La testimonianza di Izzeldin Abuelaish
In I Shall Not Hate, Tal Barda porta sul grande schermo la storia di Izzeldin Abuelaish, da lui stesso già raccontata nell’omonimo libro pubblicato nel 2011 che gli valse la candidatura al Nobel per la Pace.
Il film, frutto di una co-produzione franco-canadese e proiettato in anteprima al Copenhagen International Documentary Film Festival 2024, è una narrazione affascinante e suggestiva della storia di Abuelaish; dalla vita a Gaza alla laurea in Ostetricia e Ginecologia conseguita tra Il Cairo e Londra fino alla sua lotta per i diritti e per la dignità di ogni essere umano, che sia israeliano o palestinese.

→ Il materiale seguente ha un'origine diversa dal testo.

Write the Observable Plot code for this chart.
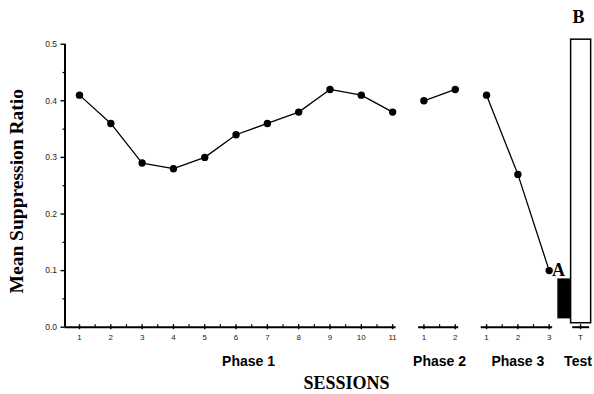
<!DOCTYPE html>
<html><head><meta charset="utf-8">
<script src="https://cdn.jsdelivr.net/npm/d3@7"></script>
<script src="https://cdn.jsdelivr.net/npm/@observablehq/plot@0.6"></script>
<style>
html,body{margin:0;padding:0;background:#fff;}
#chart svg{display:block;overflow:visible;}
</style></head><body><div id="chart"></div>
<script>
// ---- data ----
const panelNames = ["Phase 1", "Phase 2", "Phase 3", "Test"];
const phase1Sessions = [1, 2, 3, 4, 5, 6, 7, 8, 9, 10, 11];
const phase1Values = [0.41, 0.36, 0.29, 0.28, 0.30, 0.34, 0.36, 0.38, 0.42, 0.41, 0.38];
const phase2Sessions = [1, 2];
const phase2Values = [0.40, 0.42];
const phase3Sessions = [1, 2, 3];
const phase3Values = [0.41, 0.27, 0.10];
const testTickLabels = ["T"];
const testBarLabels = ["A", "B"];
const testBarLow = [0.016, 0.007];
const testBarHigh = [0.084, 0.508];
const yTicks = [0, 0.1, 0.2, 0.3, 0.4, 0.5];
const yMinorTicks = [0.05, 0.15, 0.25, 0.35, 0.45];
const yLabel = "Mean Suppression Ratio";
const xLabel = "SESSIONS";

// ---- layout (slot positions) ----
const serif = "'Liberation Serif','Times New Roman',serif";
const sans = "'Liberation Sans',Arial,Helvetica,sans-serif";
const panelOffsets = [0, 11, 13, 16];
const panelSessions = [phase1Sessions, phase2Sessions, phase3Sessions, [1]];
const panelTickLabels = [phase1Sessions.map(String), phase2Sessions.map(String), phase3Sessions.map(String), testTickLabels];
const axisStart = 0.537;
const testPos = panelOffsets[3] + 1;

const seriesValues = [phase1Values, phase2Values, phase3Values];
const points = [];
seriesValues.forEach((vals, k) => {
  panelSessions[k].forEach((s, i) => points.push({panel: panelNames[k], pos: panelOffsets[k] + s, value: vals[i]}));
});

const majorTicks = [], minorTicks = [], segments = [], panelLabels = [];
panelNames.forEach((name, k) => {
  const ss = panelSessions[k];
  ss.forEach((s, i) => majorTicks.push({pos: panelOffsets[k] + s, label: panelTickLabels[k][i]}));
  for (let i = 0; i < ss.length - 1; i++) minorTicks.push({pos: panelOffsets[k] + ss[i] + 0.5});
  const first = panelOffsets[k] + ss[0], last = panelOffsets[k] + ss[ss.length - 1];
  let lo = first - 0.17, hi = last + 0.11;
  if (k === 0) lo = axisStart;
  if (k === 3) { lo = first - 0.25; hi = last + 0.29; }
  segments.push({x1: lo, x2: hi});
  let cx = (first + last) / 2;
  if (k === 0) cx = 6.4;
  if (k === 3) cx = last - 0.08;
  panelLabels.push({pos: cx, name});
});

const bars = testBarLabels.map((l, i) => ({
  label: l, low: testBarLow[i], high: testBarHigh[i],
  x1: i === 0 ? testPos - 0.70 : testPos - 0.30,
  x2: i === 0 ? testPos - 0.30 : testPos + 0.34,
  fill: i === 0 ? "black" : "white"
}));

const chart = Plot.plot({
  width: 594, height: 394,
  marginLeft: 64.5, marginTop: 43.7, marginBottom: 67.3, marginRight: 14,
  style: {background: "white", overflow: "visible"},
  x: {domain: [axisStart, testPos], range: [64.5, 580], axis: null},
  y: {domain: [0, 0.5], range: [326.7, 43.7], axis: null},
  marks: [
    Plot.axisY({ticks: yTicks, tickFormat: d3.format(".1f"), tickSize: 4, tickPadding: 4, fontSize: 8.5, fontFamily: sans, fill: "#222", strokeWidth: 1.4, label: null}),
    Plot.axisY({ticks: yMinorTicks, tickFormat: () => "", tickSize: 2, strokeWidth: 1.2, label: null}),
    Plot.ruleX([0], {x: axisStart, y1: 0, y2: 0.5, strokeWidth: 2}),
    Plot.ruleY(segments, {x1: "x1", x2: "x2", y: 0, strokeWidth: 2}),
    Plot.ruleX(majorTicks, {x: "pos", y1: 0, y2: 0, insetTop: -2.5, insetBottom: -2.5, strokeWidth: 1.4}),
    Plot.ruleX(minorTicks, {x: "pos", y1: 0, y2: 0, insetTop: -2.5, insetBottom: 0, strokeWidth: 1.2}),
    Plot.text(majorTicks, {x: "pos", y: 0, text: "label", dy: 10.5, fontSize: 8, fontFamily: sans, fill: "#222"}),
    Plot.text(panelLabels, {x: "pos", y: 0, text: "name", dy: 34, fontSize: 14, fontWeight: "bold", fontFamily: sans, fill: "black"}),
    Plot.text([xLabel], {x: 9.53, y: 0, text: d => d, dy: 56.5, fontSize: 18, fontWeight: "bold", fontFamily: serif, fill: "black"}),
    Plot.text([yLabel], {frameAnchor: "left", textAnchor: "middle", text: d => d, rotate: -90, dx: -48, dy: 5.5, fontSize: 19.5, fontWeight: "bold", fontFamily: serif, fill: "black"}),
    Plot.line(points, {x: "pos", y: "value", z: "panel", stroke: "black", strokeWidth: 1.3}),
    Plot.dot(points, {x: "pos", y: "value", r: 3.7, fill: "black"}),
    Plot.rect(bars, {x1: "x1", x2: "x2", y1: "low", y2: "high", fill: "fill", stroke: "black", strokeWidth: 1.5}),
    Plot.text(bars.slice(0, 1), {x: "x1", y: 0.1, text: "label", dx: 0, fontSize: 18, fontWeight: "bold", fontFamily: serif, fill: "black"}),
    Plot.text(bars.slice(1), {x: d => d.x1 + 0.24, y: "high", text: "label", dy: -22, fontSize: 18, fontWeight: "bold", fontFamily: serif, fill: "black"})
  ]
});
document.getElementById("chart").appendChild(chart);
</script>
</body></html>
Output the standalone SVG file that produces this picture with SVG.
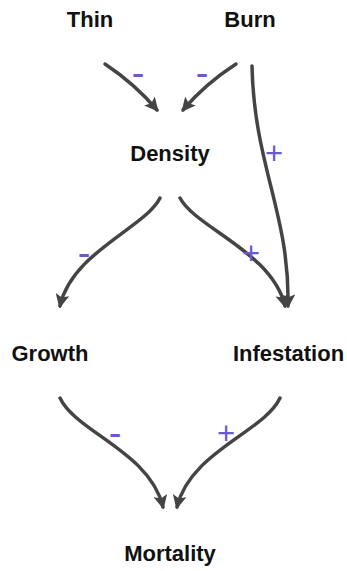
<svg xmlns="http://www.w3.org/2000/svg" width="347" height="571" viewBox="0 0 347 571">
<style>
.lbl{font-family:"Liberation Sans",Arial,sans-serif;font-weight:bold;font-size:22px;fill:#111;text-anchor:middle}
.pol{font-family:"Liberation Sans",Arial,sans-serif;fill:#6a5acd;text-anchor:middle}
.plus{font-size:31px}
.minus{font-size:38px}
.edge{fill:none;stroke:#444;stroke-width:3.5;stroke-linecap:round;marker-end:url(#ah)}
</style>
<defs>
<marker id="ah" viewBox="0 0 12 12" markerWidth="14" markerHeight="14" refX="10" refY="6" orient="auto" markerUnits="userSpaceOnUse">
<path d="M0,0 L12,6 L0,12 L2.5,6 z" fill="#444"/>
</marker>
</defs>
<rect width="347" height="571" fill="#fff"/>
<g id="connectors">
<path class="edge" d="M105,64 Q135,84 157,110"/>
<path class="edge" d="M236,64 Q205,84 183,110"/>
<path class="edge" d="M252,66 C254,165 290,215 288,306"/>
<path class="edge" d="M160,198 C145,228 72,252 60,306"/>
<path class="edge" d="M180,198 C196,228 272,252 285,306"/>
<path class="edge" d="M60,398 C76,432 150,452 163,507"/>
<path class="edge" d="M280,398 C264,432 190,452 177,507"/>
<text class="pol minus" x="138" y="86">-</text>
<text class="pol minus" x="202" y="86">-</text>
<text class="pol plus" x="274" y="164">+</text>
<text class="pol minus" x="84" y="266">-</text>
<text class="pol plus" x="251" y="264">+</text>
<text class="pol minus" x="115" y="446">-</text>
<text class="pol plus" x="226" y="444">+</text>
</g>
<g id="thin"><text class="lbl" x="90" y="27">Thin</text></g>
<g id="burn"><text class="lbl" x="250" y="27">Burn</text></g>
<g id="density"><text class="lbl" x="170" y="161">Density</text></g>
<g id="growth"><text class="lbl" x="50" y="361">Growth</text></g>
<g id="infestation"><text class="lbl" x="288.5" y="361">Infestation</text></g>
<g id="mortality"><text class="lbl" x="170" y="561">Mortality</text></g>
</svg>
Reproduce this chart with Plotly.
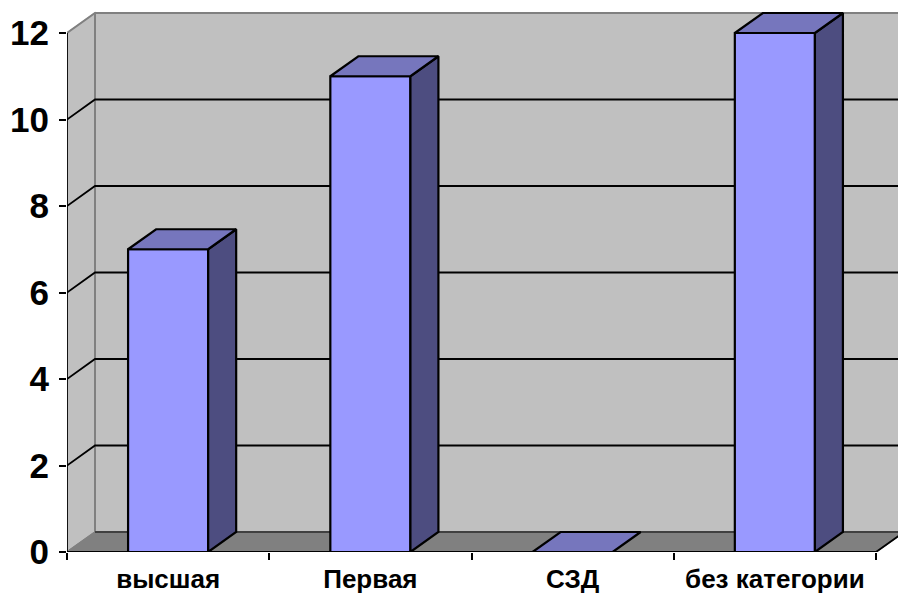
import plotly.graph_objects as go

categories = ["высшая", "Первая", "СЗД", "без категории"]
values = [7, 11, 0, 12]
y_ticks = [0, 2, 4, 6, 8, 10, 12]

BAR_W = 0.396
DX = 28 / 202.25   # depth in band units
DY = 20 / 43.25    # depth in value units
X_L, X_R = -0.5, 3.5
PX_W, PX_H = 898, 593
ML, MT, MB = 67, 8, 41
x_range = [X_L, X_L + (PX_W - ML) / 202.25]
y_range = [0, (PX_H - MB - MT) / 43.25]

WALL, FLOOR, EDGE = "#C0C0C0", "#808080", "#808080"
FRONT, TOP, SIDE = "#9999FF", "#7676BD", "#4D4D80"


def path(pts):
    return "M" + " L".join(f"{x},{y}" for x, y in pts) + " Z"


def open_path(pts):
    return "M" + " L".join(f"{x},{y}" for x, y in pts)


shapes = []
def poly(pts, fill, color=None, w=1.5):
    shapes.append(dict(type="path", path=path(pts), fillcolor=fill, layer="below",
                       line=dict(color=color or fill, width=w)))
def line(pts, color, w=1.8):
    shapes.append(dict(type="path", path=open_path(pts), layer="below",
                       line=dict(color=color, width=w)))

top = y_ticks[-1]
poly([(X_L + DX, DY), (X_R + DX, DY), (X_R + DX, top + DY), (X_L + DX, top + DY)], WALL)
poly([(X_L, 0), (X_L + DX, DY), (X_L + DX, top + DY), (X_L, top)], WALL)
poly([(X_L, 0), (X_R, 0), (X_R + DX, DY), (X_L + DX, DY)], FLOOR)
line([(X_L, top), (X_L + DX, top + DY), (X_R + DX, top + DY)], EDGE, 2)
line([(X_L + DX, DY), (X_L + DX, top + DY)], EDGE, 2)
line([(X_L, 0), (X_L + DX, DY)], EDGE, 1.5)
line([(X_L + DX, DY), (X_R + DX, DY)], "#404040", 1.8)
for t in y_ticks[1:-1]:
    line([(X_L, t), (X_L + DX, t + DY), (X_R + DX, t + DY)], "black", 1.8)
line([(X_L, top), (X_L, 0), (X_R, 0), (X_R + DX, DY)], "black", 1.8)

fig = go.Figure()
fig.add_trace(go.Bar(x=list(range(len(categories))), y=values, width=BAR_W,
                     marker=dict(color=FRONT, line=dict(color="black", width=2.2)),
                     showlegend=False, hoverinfo="skip"))
for i, v in enumerate(values):
    l, r = i - BAR_W / 2, i + BAR_W / 2
    if v > 0:
        xs = [r, r + DX, r + DX, r, r]
        ys = [0, DY, v + DY, v, 0]
        fig.add_trace(go.Scatter(x=xs, y=ys, mode="lines", fill="toself", fillcolor=SIDE,
                                 line=dict(color="black", width=2.2), showlegend=False, hoverinfo="skip"))
    xs = [l, r, r + DX, l + DX, l]
    ys = [v, v, v + DY, v + DY, v]
    fig.add_trace(go.Scatter(x=xs, y=ys, mode="lines", fill="toself", fillcolor=TOP,
                             line=dict(color="black", width=2.2), showlegend=False, hoverinfo="skip"))

fig.update_layout(
    width=PX_W, height=PX_H,
    margin=dict(l=ML, r=0, t=MT, b=MB, pad=0, autoexpand=False),
    paper_bgcolor="white", plot_bgcolor="white",
    shapes=shapes, showlegend=False,
    font=dict(family="Liberation Sans", color="black"),
    xaxis=dict(range=x_range, showgrid=False, zeroline=False, showline=False, automargin=False,
               tickmode="array", tickvals=list(range(len(categories))), ticktext=[f"<b>{c}</b>" for c in categories],
               ticks="", tickfont=dict(size=26, family="Liberation Sans", color="black"),
               ticklabelstandoff=9,
               minor=dict(tickmode="array", tickvals=[X_L + k for k in range(5)], ticks="outside",
                          ticklen=7, tickwidth=1.8, tickcolor="black", showgrid=False)),
    yaxis=dict(range=y_range, showgrid=False, zeroline=False, showline=False, automargin=False,
               tickmode="array", tickvals=y_ticks, ticktext=[f"<b>{t}</b>" for t in y_ticks],
               ticks="outside", ticklen=7, tickwidth=1.8, tickcolor="black",
               tickfont=dict(size=35, family="Liberation Sans", color="black"),
               ticklabelstandoff=3),
)
fig.write_html("out.html", config={"displayModeBar": False},
               post_script="document.body.style.margin='0';document.documentElement.style.overflow='hidden';")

Dettaglio non irrilevante è che I Shall Not Hate è stato girato prima del fatidico 7 ottobre, configurandosi come un documento fondamentale per contestualizzare l’attualità in uno scenario più ampio e completo e ricordare la catena degli eventi che ha condotto a quella data. In particolare, le vicende sono ambientate nel 2009 durante l’operazione militare israeliana nella Striscia di Gaza denominata “Piombo fuso”.
I Shall Not Hate: la lezione di Abuelaish
Rifugiato palestinese, Izzeldin Abuelaish lavora nell’ospedale israeliano Sheba Medical Center di Tel Aviv ed è tra i pochi palestinesi autorizzati a varcare il confine ogni giorno, anche durante i periodi di guerra. In virtù del suo ruolo e della sua professione, diventa un tassello fondamentale nel rapporto tra Israele e Palestina, nonché un prezioso testimone delle condizioni di vita nella Striscia di Gaza degli ultimi venti anni.
Salva le vite degli israeliani, cura le donne, fa nascere bambini, ma questo non lo salva dall’orrore. Nulla gli viene risparmiato: dopo aver perso la moglie Nadia per leucemia, un carro armato israeliano lancia due proiettili contro la sua casa a Jabalia e colpisce la cameretta delle figlie. In questo attacco perdono la vita tre delle sue ragazze e una nipote. È lo stesso Abuelaish a ritrovare i loro corpi smembrati nella stanza, mentre annegavano nel loro stesso sangue.
La sua testimonianza arriva in diretta sulla tv israeliana, grazie a un collegamento telefonico con il reporter Shlomi Eldar sul Canale 10. Le sue urla di disperazione sconvolgono il mondo intero e anche molti israeliani, tanto che gli viene concesso di trasportare le sue figlie all’ospedale di Tel Aviv con un’ambulanza. Due sopravvivono.
L’inutilità dell’odio
«Perché vogliono che io odi? Se trovate qualcuno afflitto dall’odio non biasimatelo. Chiedetegli cosa lo ha portato a provare odio. Quindi dobbiamo concentrarci sulla prevenzione delle cause del razzismo, della discriminazione, della superiorità, dell’ingiustizia e dell’omicidio», spiega Abuelaish alla stampa. Un dolore insormontabile, ma niente odio, perché la violenza genera sempre altra violenza.
L’unica strada veramente efficace è l’istruzione. Profondamente convinto del valore rivoluzionario della formazione, Abuelaish – diventato Professore associato all’Università di Toronto – ha fondato la Daughters for Life Foundation che mette a disposizione diverse borse di studio destinate a giovani donne del Medio Oriente e del Nord Africa che vogliono proseguire i loro studi in Canada, negli USA o in Belgio.
«Nei loro occhi, nei loro sogni, nelle loro voci, io rivedo gli occhi, i sogni e le voci di Bessan, Mayar e Aya».